Und so setze ich mich (nach meinem Termin – ja, das alte Muster) in den Park, schaue auf mich drauf und lausche meinen Gedanken… Fakt ist, alle Menschen haben pro Tag 24 Stunden zur Verfügung. Und Fakt ist auch, dass jeder selbst dafür verantwortlich ist, wie er diese 24 Stunden ausfüllt. Keine Firma, kein Chef, keine böse Gesellschaft, keine Familie – niemand zwingt dich und mich zu irgend etwas… Das hätten wir manchmal gern, damit wir die Schuld für den ganzen Stress und Zeitmangel irgendwo hinschieben könnten. Aber ich glaube, das ist der falsche Ansatz. Klar, wenn du alles willst – eine intakte Familie, einen anspruchsvollen Job, immer Zeit für deine Freunde, immer Zeit für deine Hobbies, die Traumbeziehung, frisch gekochtes gesundes Essen auf dem Tisch – immer – Haus, Auto, Hund … blablabla… tja, dann würden wahrscheinlich auch 48 Stunden pro Tag nicht ausreichen.

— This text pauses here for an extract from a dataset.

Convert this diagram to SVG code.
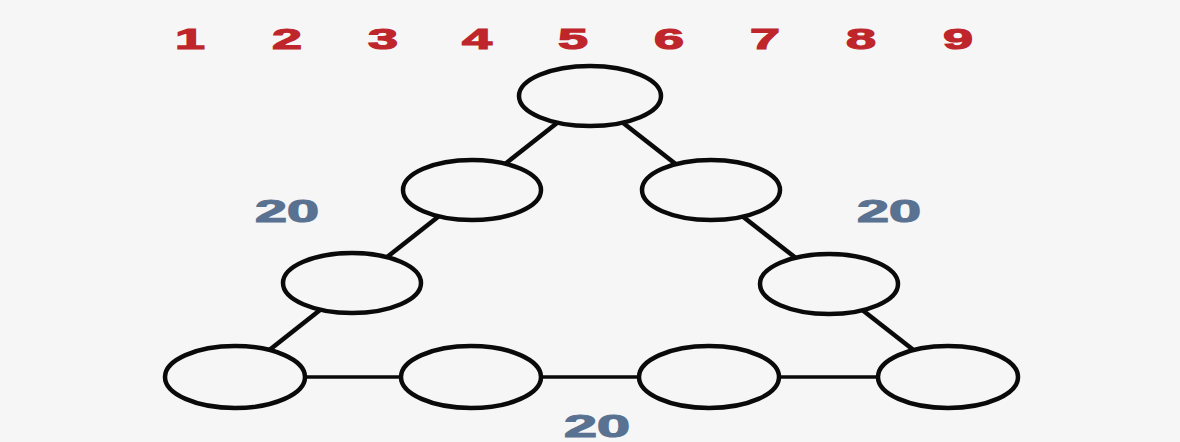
<svg xmlns="http://www.w3.org/2000/svg" width="1180" height="442" viewBox="0 0 1180 442">
<style>
.n{fill:#f6f6f6;stroke:#0a0a0a;stroke-width:4.5}
.c{stroke:#0a0a0a;stroke-width:4.5;fill:none}
.num{font-family:"Liberation Sans",Arial,sans-serif;font-weight:bold;font-size:30px;fill:#bf262c;stroke:#bf262c;stroke-width:1.2;text-anchor:middle}
.s{font-family:"Liberation Sans",Arial,sans-serif;font-weight:bold;font-size:31px;fill:#5a7291;stroke:#5a7291;stroke-width:1.2;text-anchor:middle}
</style>
<rect width="1180" height="442" fill="#f6f6f6"/>
<g id="numbers">
<text class="num" x="190" y="49" textLength="30" lengthAdjust="spacingAndGlyphs">1</text>
<text class="num" x="287" y="49" textLength="30" lengthAdjust="spacingAndGlyphs">2</text>
<text class="num" x="383" y="49" textLength="30" lengthAdjust="spacingAndGlyphs">3</text>
<text class="num" x="477" y="49" textLength="30" lengthAdjust="spacingAndGlyphs">4</text>
<text class="num" x="573" y="49" textLength="30" lengthAdjust="spacingAndGlyphs">5</text>
<text class="num" x="669" y="49" textLength="30" lengthAdjust="spacingAndGlyphs">6</text>
<text class="num" x="765" y="49" textLength="30" lengthAdjust="spacingAndGlyphs">7</text>
<text class="num" x="861" y="49" textLength="30" lengthAdjust="spacingAndGlyphs">8</text>
<text class="num" x="958" y="49" textLength="30" lengthAdjust="spacingAndGlyphs">9</text>
</g>
<g id="connectors">
<line class="c" x1="235" y1="377" x2="590" y2="97"/>
<line class="c" x1="948" y1="377" x2="590" y2="97"/>
<line class="c" x1="235" y1="377" x2="948" y2="377" style="stroke-width:3.5"/>
</g>
<g id="n1"><ellipse class="n" cx="590" cy="96" rx="71" ry="30"/></g>
<g id="n2"><ellipse class="n" cx="472" cy="190" rx="69" ry="30"/></g>
<g id="n3"><ellipse class="n" cx="711" cy="190" rx="69" ry="30"/></g>
<g id="n4"><ellipse class="n" cx="352" cy="283" rx="69" ry="30"/></g>
<g id="n5"><ellipse class="n" cx="829" cy="284" rx="69" ry="30"/></g>
<g id="n6"><ellipse class="n" cx="235" cy="377" rx="70" ry="31"/></g>
<g id="n7"><ellipse class="n" cx="471" cy="377" rx="70" ry="31"/></g>
<g id="n8"><ellipse class="n" cx="709" cy="377" rx="70" ry="31"/></g>
<g id="n9"><ellipse class="n" cx="948" cy="377" rx="70" ry="31"/></g>
<g id="sums">
<text class="s" x="287" y="222" textLength="64" lengthAdjust="spacingAndGlyphs">20</text>
<text class="s" x="889" y="222" textLength="64" lengthAdjust="spacingAndGlyphs">20</text>
<text class="s" x="597" y="437" textLength="66" lengthAdjust="spacingAndGlyphs">20</text>
</g>
</svg>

Und dann denk ich mir: “Anja, schalt den Fernseher aus und deinen Kopf an und lass dir nicht länger vorgaukeln, wie dein Leben auszusehen hat. Lebe, nach deinen Regeln. Was bedeutet Erfolg – für dich? Wieviel Arbeit muss? Was bedeuten dir Sachen? Könntest du vielleicht weniger konsumieren und dafür mehr genießen? Leben eben? Könntest du?” …

All diese Gedanken, im Park. An diesem Tag. Nach dem Termin. Ja, sicher – ich hatte es verrissen, mal wieder. Erst habe ich mich darüber geärgert und dann nicht mehr, nur noch geschaut, den anderen beim Leben zugeschaut. Wie die das wohl machen?